15 Jul, 2008 By: Chris Tribbey

YouTube user IDs and Internet Protocol (IP) addresses won't be shared with Viacom Inc. in its $1 billion copyright infringement lawsuit against Google, according to a July 14 court filing.

The federal judge in the case ruled earlier in July that Google, YouTube's parent company, had to share data about what YouTube users were watching, to help Viacom determine how much was user-generated content, and how much was copyrighted material.

That ruling resulted in dozens of anti-Viacom YouTube videos, many calling for a boycott against Viacom-owned products, including Paramount Pictures, MTV and Comedy Central. YouTube users said they felt they were being targeted by the decision, and feared Viacom would next come after them personally.

The new agreement will allow YouTube to preserve the anonymity of its users when it turns over its video records.

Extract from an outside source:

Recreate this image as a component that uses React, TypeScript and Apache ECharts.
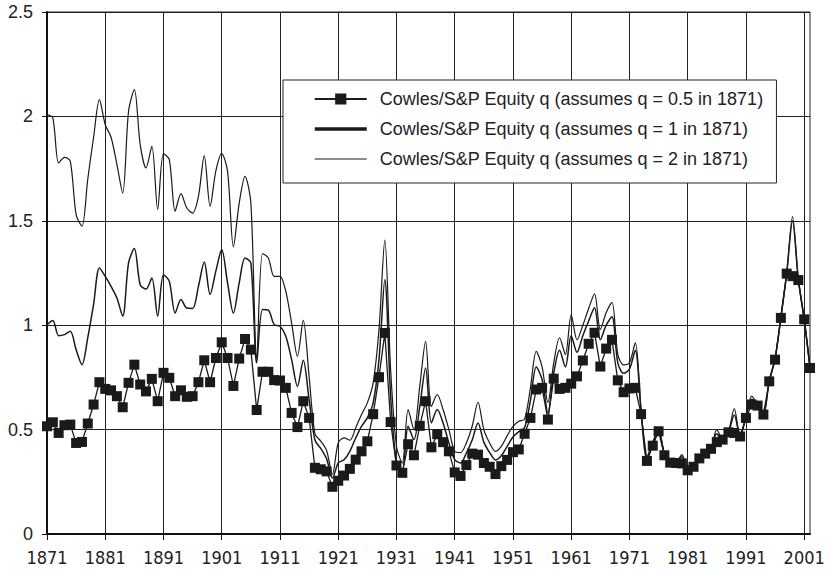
import React, { useEffect, useRef } from "react";
import * as echarts from "echarts";

const FIRST_YEAR = 1871;
const LAST_YEAR = 2002;
const years: string[] = [];
for (let y = FIRST_YEAR; y <= LAST_YEAR; y++) years.push(String(y));

const NAME_05 = "Cowles/S&P Equity q (assumes q = 0.5 in 1871)";
const NAME_1 = "Cowles/S&P Equity q (assumes q = 1 in 1871)";
const NAME_2 = "Cowles/S&P Equity q (assumes q = 2 in 1871)";

// 1871 .. 2002
const q05 = [
  0.516, 0.535, 0.484, 0.521, 0.524, 0.436, 0.441, 0.529, 0.62, 0.727,
  0.695, 0.688, 0.66, 0.607, 0.724, 0.811, 0.716, 0.683, 0.743, 0.636,
  0.772, 0.748, 0.66, 0.688, 0.657, 0.66, 0.727, 0.832, 0.727, 0.843,
  0.918, 0.843, 0.709, 0.84, 0.934, 0.883, 0.594, 0.777, 0.777, 0.737,
  0.735, 0.7, 0.58, 0.512, 0.636, 0.556, 0.317, 0.31, 0.3, 0.226,
  0.255, 0.28, 0.312, 0.356, 0.396, 0.444, 0.574, 0.751, 0.963, 0.536,
  0.328, 0.293, 0.43, 0.377, 0.518, 0.636, 0.415, 0.478, 0.44, 0.396,
  0.295, 0.278, 0.33, 0.385, 0.38, 0.34, 0.322, 0.287, 0.325, 0.355,
  0.392, 0.405, 0.48, 0.556, 0.692, 0.7, 0.548, 0.744, 0.695, 0.7,
  0.72, 0.755, 0.831, 0.911, 0.964, 0.802, 0.888, 0.93, 0.736, 0.679,
  0.697, 0.7, 0.574, 0.35, 0.423, 0.492, 0.377, 0.342, 0.34, 0.338,
  0.305, 0.322, 0.362, 0.385, 0.408, 0.44, 0.452, 0.487, 0.484, 0.467,
  0.556, 0.62, 0.615, 0.572, 0.731, 0.835, 1.035, 1.247, 1.235, 1.216,
  1.028, 0.795,
];

const q1 = [
  1.003, 1.023, 0.95, 0.955, 0.971, 0.883, 0.811, 0.94, 1.1, 1.274,
  1.234, 1.186, 1.13, 1.043, 1.298, 1.367, 1.194, 1.173, 1.226, 1.043,
  1.242, 1.21, 1.058, 1.123, 1.082, 1.08, 1.186, 1.303, 1.147, 1.26,
  1.362, 1.203, 1.058, 1.203, 1.322, 1.298, 0.82, 1.075, 1.072, 1.003,
  0.995, 0.947, 0.835, 0.707, 0.832, 0.644, 0.45, 0.41, 0.36, 0.268,
  0.34, 0.356, 0.396, 0.46, 0.516, 0.556, 0.628, 0.835, 1.218, 0.66,
  0.34, 0.308, 0.516, 0.452, 0.611, 0.795, 0.532, 0.596, 0.532, 0.436,
  0.356, 0.34, 0.388, 0.45, 0.532, 0.44, 0.39, 0.355, 0.375, 0.42,
  0.465, 0.49, 0.51, 0.64, 0.8, 0.74, 0.58, 0.77, 0.88, 0.8,
  0.95, 0.87, 0.95, 1.02, 1.083, 0.93, 1.0, 1.04, 0.82, 0.77,
  0.79, 0.88, 0.585, 0.36, 0.43, 0.495, 0.385, 0.347, 0.342, 0.37,
  0.31, 0.322, 0.362, 0.387, 0.41, 0.48, 0.452, 0.488, 0.57, 0.47,
  0.558, 0.645, 0.62, 0.573, 0.733, 0.837, 1.037, 1.248, 1.5, 1.217,
  1.03, 0.797,
];

const q2 = [
  2.009, 1.993, 1.777, 1.804, 1.785, 1.53, 1.474, 1.7, 1.9, 2.08,
  1.96, 1.9, 1.77, 1.633, 2.024, 2.128, 1.865, 1.753, 1.857, 1.554,
  1.822, 1.793, 1.546, 1.63, 1.561, 1.537, 1.617, 1.812, 1.57, 1.74,
  1.822, 1.737, 1.375, 1.585, 1.713, 1.585, 0.84, 1.343, 1.322, 1.234,
  1.234, 1.162, 1.01, 0.851, 1.023, 0.755, 0.48, 0.445, 0.4, 0.285,
  0.436, 0.46, 0.449, 0.508, 0.572, 0.628, 0.724, 0.979, 1.407, 0.787,
  0.42, 0.34, 0.596, 0.5, 0.707, 0.923, 0.611, 0.668, 0.596, 0.5,
  0.396, 0.39, 0.436, 0.516, 0.631, 0.5, 0.436, 0.396, 0.42, 0.47,
  0.515, 0.54, 0.55, 0.7, 0.875, 0.8, 0.63, 0.82, 0.94, 0.86,
  1.05, 0.93, 1.0, 1.08, 1.15, 0.98, 1.06, 1.11, 0.86, 0.81,
  0.82, 0.915, 0.6, 0.37, 0.44, 0.5, 0.39, 0.35, 0.345, 0.38,
  0.31, 0.325, 0.365, 0.39, 0.41, 0.5, 0.455, 0.49, 0.6, 0.47,
  0.56, 0.66, 0.62, 0.575, 0.735, 0.84, 1.04, 1.25, 1.52, 1.22,
  1.03, 0.8,
];

const Y_MIN = 0;
const Y_MAX = 2.5;
const Y_STEP = 0.5;

const INK = "#1a1a1a";
const TEXT = "#222";
const HIDDEN_SYMBOL = { opacity: 0, color: "rgba(0,0,0,0)", borderWidth: 0 };

export default function App() {
  const ref = useRef<HTMLDivElement>(null);
  useEffect(() => {
    if (!ref.current) return;
    const chart = echarts.init(ref.current, undefined, { renderer: "svg" });
    chart.setOption({
      animation: false,
      backgroundColor: "#ffffff",
      grid: {
        left: 47,
        right: 20,
        top: 12,
        bottom: 40,
        show: true,
        borderColor: TEXT,
        borderWidth: 1,
        backgroundColor: "transparent",
      },
      legend: {
        orient: "vertical",
        left: 283,
        top: 80,
        padding: [9, 13, 14, 30],
        itemWidth: 52,
        itemHeight: 14,
        itemGap: 10,
        backgroundColor: "#ffffff",
        borderColor: TEXT,
        borderWidth: 1,
        borderRadius: 0,
        textStyle: {
          fontSize: 18,
          lineHeight: 20,
          fontFamily: "'Liberation Sans', Arial, sans-serif",
          color: TEXT,
          padding: [0, 0, 0, 8],
        },
        data: [
          { name: NAME_05 },
          { name: NAME_1, lineStyle: { width: 3.5 }, itemStyle: HIDDEN_SYMBOL },
          { name: NAME_2, lineStyle: { width: 1.2 }, itemStyle: HIDDEN_SYMBOL },
        ],
      },
      xAxis: {
        type: "category",
        data: years,
        boundaryGap: false,
        axisLine: { lineStyle: { color: "#111", width: 2 } },
        axisTick: { show: true, interval: 9, length: 6, lineStyle: { color: "#111", width: 1 } },
        axisLabel: {
          interval: 9,
          margin: 14,
          fontSize: 18,
          fontFamily: "'Liberation Sans Narrow', 'DejaVu Sans Condensed', sans-serif",
          color: TEXT,
        },
        splitLine: { show: true, interval: 9, lineStyle: { color: TEXT, width: 1 } },
      },
      yAxis: {
        type: "value",
        min: Y_MIN,
        max: Y_MAX,
        interval: Y_STEP,
        axisLine: { show: true, lineStyle: { color: "#111", width: 2 } },
        axisTick: { show: true, length: 5, lineStyle: { color: "#111", width: 1 } },
        axisLabel: {
          margin: 14,
          fontSize: 18,
          fontFamily: "'Liberation Sans', Arial, sans-serif",
          color: TEXT,
        },
        splitLine: { show: true, lineStyle: { color: TEXT, width: 1 } },
      },
      series: [
        {
          name: NAME_05,
          type: "line",
          data: q05,
          symbol: "rect",
          symbolSize: 10,
          showAllSymbol: true,
          itemStyle: { color: INK },
          lineStyle: { color: INK, width: 1.3 },
          z: 3,
        },
        {
          name: NAME_1,
          type: "line",
          data: q1,
          symbol: "none",
          smooth: 0.3,
          lineStyle: { color: INK, width: 1.5 },
          itemStyle: { color: INK },
          z: 2,
        },
        {
          name: NAME_2,
          type: "line",
          data: q2,
          symbol: "none",
          smooth: 0.3,
          lineStyle: { color: INK, width: 1.2 },
          itemStyle: { color: INK },
          z: 2,
        },
      ],
    });
    return () => chart.dispose();
  }, []);
  return (
    <div
      ref={ref}
      style={{ position: "fixed", left: 0, top: 0, width: 830, height: 574, background: "#fff" }}
    />
  );
}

“We are pleased to report that Viacom, MTV and other litigants have backed off their original demand for all users' viewing histories and we will not be providing that information,” YouTube said in its daily blog. “In addition, Viacom and the plaintiffs had originally demanded access to users' private videos, our search technology, and our video identification technology. Our lawyers strongly opposed each of those demands and the court sided with us. … We remain committed to protecting your privacy and we'll continue to fight for your right to share and broadcast your work on YouTube.”

Viacom has not issued a statement regarding its decision.